Los más jóvenes, algunos, sobre todo los tatuados, los muchachos punk sentados en grupos en los parques, esos se ven totalmente agresivos. No se escucha música salsosabrosa por ninguna parte. Rock pesado sí y es estridente.
Berlín es como una ciudad que alguien lanzó en medio de un charral. Pasa uno por lotes baldíos, como descuidados y de repente, un edficio. Si uno se fija con cuidado, esos lotes son probablemente reminiscencias de la zona cero del muro. No tiene ese encanto antiguo de otras ciudades, porque durante la Guerra, Berlín fue prácticamente arrasada por los bombardeos. Y después, con la ofensiva soviética, 2,5 millones de solados rusos tomaron la ciudad. No es difícil imaginárselos recorriendo estas calles, exigiendo que se entregaran los relojes y las mujeres. Y luego, por años, encerrados en una isla de concreto, en medio del socialismo. Olvidados por todos. Los alemanes no tienen derecho a ser víctimas. Es el precio que se paga cuando alguna vez fueron victimarios.
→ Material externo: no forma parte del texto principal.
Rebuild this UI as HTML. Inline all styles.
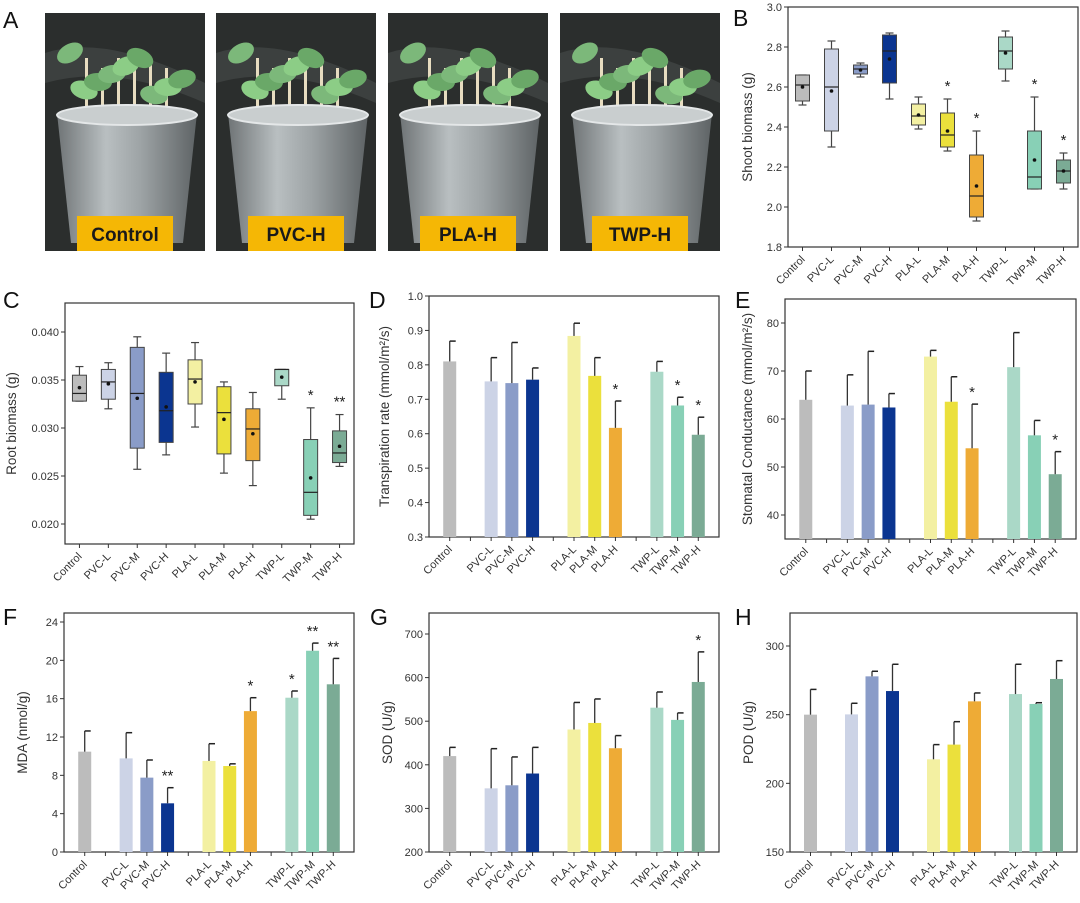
<!DOCTYPE html>
<html><head><meta charset="utf-8"><style>
body{margin:0;background:#fff;}
svg{display:block;font-family:"Liberation Sans",Arial,sans-serif;}
</style></head><body>
<svg id="fig" width="1080" height="903" viewBox="0 0 1080 903" xmlns="http://www.w3.org/2000/svg">
<defs>
<linearGradient id="pot" x1="0" x2="1" y1="0" y2="0">
<stop offset="0" stop-color="#6f7476"/><stop offset="0.35" stop-color="#b9bfc1"/><stop offset="0.6" stop-color="#9da3a5"/><stop offset="1" stop-color="#5e6365"/>
</linearGradient>
</defs>
<g id="photos"></g>
<g id="charts"></g>
</svg>
<script>
const NS="http://www.w3.org/2000/svg";
const svg=document.getElementById('fig');
function mk(tag,attrs,parent,txt){const e=document.createElementNS(NS,tag);for(const k in attrs)e.setAttribute(k,attrs[k]);if(txt!==undefined)e.textContent=txt;(parent||svg).appendChild(e);return e;}

const categories=["Control","PVC-L","PVC-M","PVC-H","PLA-L","PLA-M","PLA-H","TWP-L","TWP-M","TWP-H"];
const colors=["#bcbcbc","#ccd3e6","#8a9cc8","#0b3590","#f3f0a2","#ebe03c","#eeab36","#aad8c7","#88d0b6","#7bab95"];

// Shoot biomass box stats: [whiskerLow, q1, median, q3, whiskerHigh, mean]
const shootLow=[2.51,2.30,2.65,2.54,2.39,2.28,1.93,2.63,2.09,2.09];
const shootQ1=[2.53,2.38,2.665,2.62,2.41,2.30,1.95,2.69,2.09,2.12];
const shootMed=[2.61,2.60,2.69,2.78,2.455,2.36,2.055,2.78,2.15,2.18];
const shootQ3=[2.66,2.79,2.71,2.86,2.515,2.47,2.26,2.85,2.38,2.235];
const shootHigh=[2.66,2.83,2.72,2.87,2.55,2.54,2.38,2.88,2.55,2.27];
const shootMean=[2.60,2.58,2.685,2.74,2.46,2.38,2.105,2.77,2.235,2.18];
const shootSig=["","","","","","*","*","","*","*"];

const rootLow=[0.0328,0.0320,0.0257,0.0272,0.0301,0.0253,0.0240,0.0330,0.0205,0.0260];
const rootQ1=[0.0328,0.0330,0.0279,0.0285,0.0325,0.0273,0.0266,0.0344,0.0209,0.0264];
const rootMed=[0.0336,0.0348,0.0336,0.0318,0.0351,0.0316,0.0299,0.0361,0.0233,0.0274];
const rootQ3=[0.0355,0.0361,0.0384,0.0358,0.0371,0.0343,0.0320,0.0361,0.0288,0.0297];
const rootHigh=[0.0364,0.0368,0.0395,0.0378,0.0389,0.0348,0.0337,0.0361,0.0321,0.0314];
const rootMean=[0.0342,0.0346,0.0331,0.0322,0.0348,0.0309,0.0294,0.0353,0.0248,0.0281];
const rootSig=["","","","","","","","","*","**"];

const transMean=[0.810,0.752,0.747,0.757,0.884,0.768,0.617,0.780,0.682,0.597];
const transErr=[0.059,0.069,0.118,0.034,0.037,0.053,0.078,0.030,0.024,0.051];
const transSig=["","","","","","","*","","*","*"];

const stomMean=[64.0,62.8,63.0,62.4,73.0,63.6,53.9,70.8,56.6,48.5];
const stomErr=[6.0,6.4,11.1,2.9,1.3,5.2,9.2,7.2,3.1,4.7];
const stomSig=["","","","","","","*","","","*"];

const mdaMean=[10.47,9.77,7.76,5.08,9.5,8.97,14.7,16.1,21.0,17.5];
const mdaErr=[2.16,2.68,1.84,1.63,1.8,0.23,1.4,0.7,0.8,2.7];
const mdaSig=["","","","**","","","*","*","**","**"];

const sodMean=[420,346,353,380,481,496,438,531,503,590];
const sodErr=[20,91,65,60,62,55,29,36,16,69];
const sodSig=["","","","","","","","","","*"];

const podMean=[250,250.2,277.9,267.2,217.5,228.2,259.7,265,257.8,276];
const podErr=[18.4,8.1,3.7,19.5,10.7,16.7,6.1,21.7,0.9,13.3];
const podSig=["","","","","","","","","",""];

const shootTicks=[1.8,2.0,2.2,2.4,2.6,2.8,3.0];
const rootTicks=[0.020,0.025,0.030,0.035,0.040];
const transTicks=[0.3,0.4,0.5,0.6,0.7,0.8,0.9,1.0];
const stomTicks=[40,50,60,70,80];
const mdaTicks=[0,4,8,12,16,20,24];
const sodTicks=[200,300,400,500,600,700];
const podTicks=[150,200,250,300];

// ---------- photos ----------
const photoG=document.getElementById('photos');
const photoLabels=["Control","PVC-H","PLA-H","TWP-H"];
const photoX=[45,216,388,560];
photoLabels.forEach((lab,i)=>{
  const x=photoX[i],w=160,y=13,h=238;
  const g=mk('g',{},photoG);
  
  
  mk('rect',{x:x,y:y,width:w,height:h,fill:'#2b2e2d'},g);
  mk('path',{d:`M${x} ${y+40} Q${x+60} ${y+20} ${x+w} ${y+70} L${x+w} ${y+90} Q${x+70} ${y+50} ${x} ${y+70}Z`,fill:'#3c403f'},g);
  // stems
  for(let s=0;s<6;s++){mk('rect',{x:x+40+s*16,y:y+45+(s%2)*10,width:3,height:80,fill:'#e7dcc0'},g);}
  // leaves
  const lc=['#7cb87a','#8ccd86','#6aa868'];
  for(let l=0;l<9;l++){mk('ellipse',{cx:x+25+l*14,cy:y+40+((l*37)%45),rx:14,ry:9,fill:lc[l%3],transform:`rotate(${(l*47)%60-30} ${x+25+l*14} ${y+40+((l*37)%45)})`},g);}
  // pot
  mk('path',{d:`M${x+12} ${y+100} L${x+w-8} ${y+100} L${x+w-22} ${y+230} L${x+26} ${y+230}Z`,fill:'url(#pot)'},g);
  mk('ellipse',{cx:x+w/2+2,cy:y+102,rx:(w-20)/2,ry:10,fill:'#c9cecf',stroke:'#e4e7e8','stroke-width':2},g);
  mk('rect',{x:x+32,y:216,width:96,height:35,fill:'#f5b705'},g);
  const t=mk('text',{x:x+80,y:241,'text-anchor':'middle','font-size':19,'font-weight':'bold',fill:'#1a1a1a'},g,lab);
  
  
});

// ---------- chart helpers ----------
function panel(cfg){
  const g=mk('g',{},document.getElementById('charts'));
  
  
  const [v0,p0,v1,p1]=cfg.scale;
  const y=v=>p0+(v-v0)*(p1-p0)/(v1-v0);
  const L=cfg.left,R=cfg.right,T=cfg.top,B=cfg.bottom;
  const fr=mk('rect',{x:L,y:T,width:R-L,height:B-T,fill:'none',stroke:'#333','stroke-width':1.2},g);
  
  
  cfg.ticks.forEach(t=>{
    mk('line',{x1:L-4,x2:L,y1:y(t),y2:y(t),stroke:'#333','stroke-width':1},g);
    const tl=mk('text',{x:L-6,y:y(t)+4,'text-anchor':'end','font-size':11,fill:'#333'},g,t.toFixed(cfg.dec));
    
    
  });
  const at=mk('text',{x:cfg.titleX,y:(T+B)/2,'text-anchor':'middle','font-size':13.5,fill:'#333',transform:`rotate(-90 ${cfg.titleX} ${(T+B)/2})`},g);
  at.textContent=cfg.title;
  
  
  const pl=mk('text',{x:cfg.letter[1],y:cfg.letter[2],'font-size':23,fill:'#111'},g,cfg.letter[0]);
  
  
  let xs;
  if(cfg.type==='box'){
    const sw=(R-L)/10; xs=categories.map((c,i)=>L+(i+0.5)*sw);
    xs.forEach(x=>mk('line',{x1:x,x2:x,y1:B,y2:B+4,stroke:'#333'},g));
  } else {
    const sw=(R-L)/14; const slots=[1,3,4,5,7,8,9,11,12,13];
    xs=slots.map(s=>L+s*sw);
    for(let s=1;s<14;s++)mk('line',{x1:L+s*sw,x2:L+s*sw,y1:B,y2:B+4,stroke:'#333'},g);
  }
  categories.forEach((c,i)=>{
    const tx=xs[i]+3,ty=B+13;
    const t=mk('text',{x:tx,y:ty,'text-anchor':'end','font-size':11,fill:'#333',transform:`rotate(-45 ${tx} ${ty})`},g,c);
    
    
  });
  return {g,y,xs};
}

function boxChart(cfg,low,q1,med,q3,high,mean,sig){
  const {g,y,xs}=panel(cfg);
  const bw=14;
  categories.forEach((c,i)=>{
    const x=xs[i];
    const bg=mk('g',{},g);
    
    
    mk('line',{x1:x,x2:x,y1:y(high[i]),y2:y(low[i]),stroke:'#444','stroke-width':1.2},bg);
    mk('line',{x1:x-4,x2:x+4,y1:y(high[i]),y2:y(high[i]),stroke:'#444','stroke-width':1.2},bg);
    mk('line',{x1:x-4,x2:x+4,y1:y(low[i]),y2:y(low[i]),stroke:'#444','stroke-width':1.2},bg);
    mk('rect',{x:x-bw/2,y:y(q3[i]),width:bw,height:Math.max(1,y(q1[i])-y(q3[i])),fill:colors[i],stroke:'#444','stroke-width':1},bg);
    mk('line',{x1:x-bw/2,x2:x+bw/2,y1:y(med[i]),y2:y(med[i]),stroke:'#222','stroke-width':1.2},bg);
    mk('circle',{cx:x,cy:y(mean[i]),r:1.8,fill:'#111'},bg);
    if(sig[i]){const s=mk('text',{x:x,y:y(high[i])-8,'text-anchor':'middle','font-size':15,fill:'#222'},g,sig[i]);
      
      }
  });
}

function barChart(cfg,mean,err,sig){
  const {g,y,xs}=panel(cfg);
  const bw=13;
  categories.forEach((c,i)=>{
    const x=xs[i];
    const b=mk('rect',{x:x-bw/2,y:y(mean[i]),width:bw,height:cfg.bottom-y(mean[i]),fill:colors[i]},g);
    
    
    const top=y(mean[i]+err[i]);
    const e1=mk('line',{x1:x,x2:x,y1:y(mean[i]),y2:top,stroke:'#333','stroke-width':1.3},g);
    
    
    mk('line',{x1:x,x2:x+6,y1:top,y2:top,stroke:'#222','stroke-width':1.5},g);
    if(sig[i]){const s=mk('text',{x:x,y:top-7,'text-anchor':'middle','font-size':15,fill:'#222'},g,sig[i]);
      
      }
  });
}

boxChart({name:'shoot-biomass-chart',type:'box',left:788,right:1078,top:7,bottom:247,scale:[1.8,247,3.0,7],ticks:shootTicks,dec:1,title:'Shoot biomass (g)',titleX:752,letter:['B',733,26]},
  shootLow,shootQ1,shootMed,shootQ3,shootHigh,shootMean,shootSig);
boxChart({name:'root-biomass-chart',type:'box',left:65,right:354,top:303,bottom:544,scale:[0.020,524,0.040,332],ticks:rootTicks,dec:3,title:'Root biomass (g)',titleX:16,letter:['C',3,308]},
  rootLow,rootQ1,rootMed,rootQ3,rootHigh,rootMean,rootSig);
barChart({name:'transpiration-chart',type:'bar',left:429,right:719,top:296,bottom:537,scale:[0.3,537,1.0,296],ticks:transTicks,dec:1,title:'Transpiration rate (mmol/m²/s)',titleX:389,letter:['D',369,308]},transMean,transErr,transSig);
barChart({name:'stomatal-conductance-chart',type:'bar',left:785,right:1076,top:299,bottom:539,scale:[40,515,80,323],ticks:stomTicks,dec:0,title:'Stomatal Conductance (mmol/m²/s)',titleX:752,letter:['E',735,308]},stomMean,stomErr,stomSig);
barChart({name:'mda-chart',type:'bar',left:64,right:354,top:613,bottom:852,scale:[0,852,24,622],ticks:mdaTicks,dec:0,title:'MDA (nmol/g)',titleX:27,letter:['F',3,625]},mdaMean,mdaErr,mdaSig);
barChart({name:'sod-chart',type:'bar',left:429,right:719,top:613,bottom:852,scale:[200,852,700,634],ticks:sodTicks,dec:0,title:'SOD (U/g)',titleX:392,letter:['G',370,625]},sodMean,sodErr,sodSig);
barChart({name:'pod-chart',type:'bar',left:790,right:1077,top:613,bottom:852,scale:[150,852,300,646],ticks:podTicks,dec:0,title:'POD (U/g)',titleX:753,letter:['H',735,625]},podMean,podErr,podSig);

const la=mk('text',{x:3,y:28,'font-size':23,fill:'#111'},svg,'A');


</script>
</body></html>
La parte que fue reconstruida por los soviéticos, es demasiado funcional. Son edficios cuadrados, sin gracia, cajas para acumular personas. No hay peor victoria del capitalismo que esto de montar un centro comercial a toda chancleta en lo que fuera la plaza de Berlín Oriental, el Alexander Platz.
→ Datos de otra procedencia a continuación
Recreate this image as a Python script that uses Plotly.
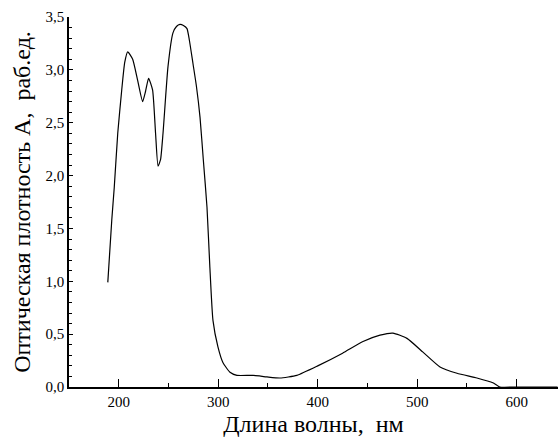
import plotly.graph_objects as go

wavelength_nm = [189, 193, 195.5, 199, 203, 206, 209, 214, 219, 224, 227, 230, 234, 237, 239.5, 242,
                 244.5, 249.5, 254.5, 258, 261.5, 265, 268.6, 271, 274.6, 278, 281.7, 285, 288.7,
                 291.5, 294.7, 299.7, 304.8, 311.8, 318.8, 335, 349, 362, 379, 400, 425, 445.5,
                 462.6, 475.6, 489.7, 505.8, 522.9, 540, 560, 576, 583, 600, 641]
absorbance = [0.99, 1.58, 1.89, 2.40, 2.81, 3.07, 3.17, 3.10, 2.90, 2.70, 2.80, 2.92, 2.81, 2.40,
              2.09, 2.15, 2.40, 3.03, 3.35, 3.41, 3.43, 3.42, 3.39, 3.28, 3.06, 2.85, 2.55, 2.15,
              1.70, 1.15, 0.63, 0.38, 0.23, 0.14, 0.11, 0.11, 0.095, 0.085, 0.11, 0.20, 0.32, 0.43,
              0.49, 0.51, 0.46, 0.33, 0.19, 0.13, 0.085, 0.04, 0.0, 0.0, 0.0]

x_ticks = [200, 300, 400, 500, 600]
y_ticks = [0.0, 0.5, 1.0, 1.5, 2.0, 2.5, 3.0, 3.5]

fig = go.Figure()
fig.add_trace(go.Scatter(x=wavelength_nm, y=absorbance, mode="lines",
                         line=dict(color="black", width=1.2, shape="spline", smoothing=0.5),
                         hoverinfo="skip", showlegend=False))

font_family = "Liberation Serif, Times New Roman, serif"
fig.update_layout(
    width=558, height=440,
    margin=dict(l=69, r=0, t=17, b=53),
    paper_bgcolor="white", plot_bgcolor="white",
    separators=",.",
    font=dict(family=font_family, color="black", size=15),
    xaxis=dict(range=[150, 641.5], tickvals=x_ticks, ticks="inside", ticklen=8, tickwidth=1.2,
               tickcolor="black", showline=True, linecolor="black", linewidth=1.5,
               showgrid=False, zeroline=False,
               minor=dict(tickvals=[250, 350, 450, 550], ticks="inside", ticklen=4, tickcolor="black"),
               title=dict(text="Длина волны,  нм", font=dict(size=24, family=font_family), standoff=6),
               tickfont=dict(size=15, family=font_family)),
    yaxis=dict(range=[0, 3.5], tickvals=y_ticks, tickformat=".1f", ticks="inside", ticklen=4,
               tickwidth=1.2, tickcolor="black", showline=True, linecolor="black", linewidth=1.5,
               showgrid=False, zeroline=False,
               minor=dict(dtick=0.1, ticks="inside", ticklen=3, tickcolor="black"),
               title=dict(text="Оптическая плотность А,  раб.ед.", font=dict(size=24, family=font_family), standoff=8),
               tickfont=dict(size=15, family=font_family)),
)
fig.write_html("out.html", config={"displayModeBar": False},
               post_script="document.body.style.margin='0';document.body.style.overflow='hidden';")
Recorrimos donde sé mi futura casa, a donde me paso el domingo. El lugar de mis clases de alemán, que empiezo el lunes y mi futura oficina, donde tengo que ir el miércoles. Me he dedicado a aprender el sistema de trenes, que es un poco complicado y a ubicarme en este plano tan diferente.
En una tienda, a Marcelo le cambian un implemento de cocina que compró hace cinco años, con solo decir que tienen garantía de por vida. “Es solo por diez años”, lo corrige la vendedora, pero se lo cambia sin pedir factura. Uno compra un tiquete de tren o de metro y nadie lo revisa. Se parte de una honestidad absoluta.
La Rosenstrasse, aun mantiene de un lado sus antiguos edificios. Aquí los nazis recluyeron a más de 100 judíos, para deportarlos. Además de su fe, cometieron el delito de casarse con mujeres alemanas. Estas mujeres, en medio de la guerra y poniendo en riesgo sus vida, fueron y se colocaron frente a esa casa, por tres días y tres noches, exigiendo a gritos que los liberaran. La presión fue tanta, que el gobierno no tuvo más opción que ceder.
En estas rutas, pasamos por una plaza como tantas otras, frente a la Universidad Humboldt. Marcelo me pare y me dice que vaya al centro, que me asome. Hay un panel de vidrio y por él se observa en el sótano una bilioteca enorme, vacía. Una placa dice que hace muchos años, unos hombres que se hacían llamar seres humanos, quemaron en ese mismo lugar miles de libros de hombres libres, pensadores, científicos y sabios. farenheit 451 en 1933.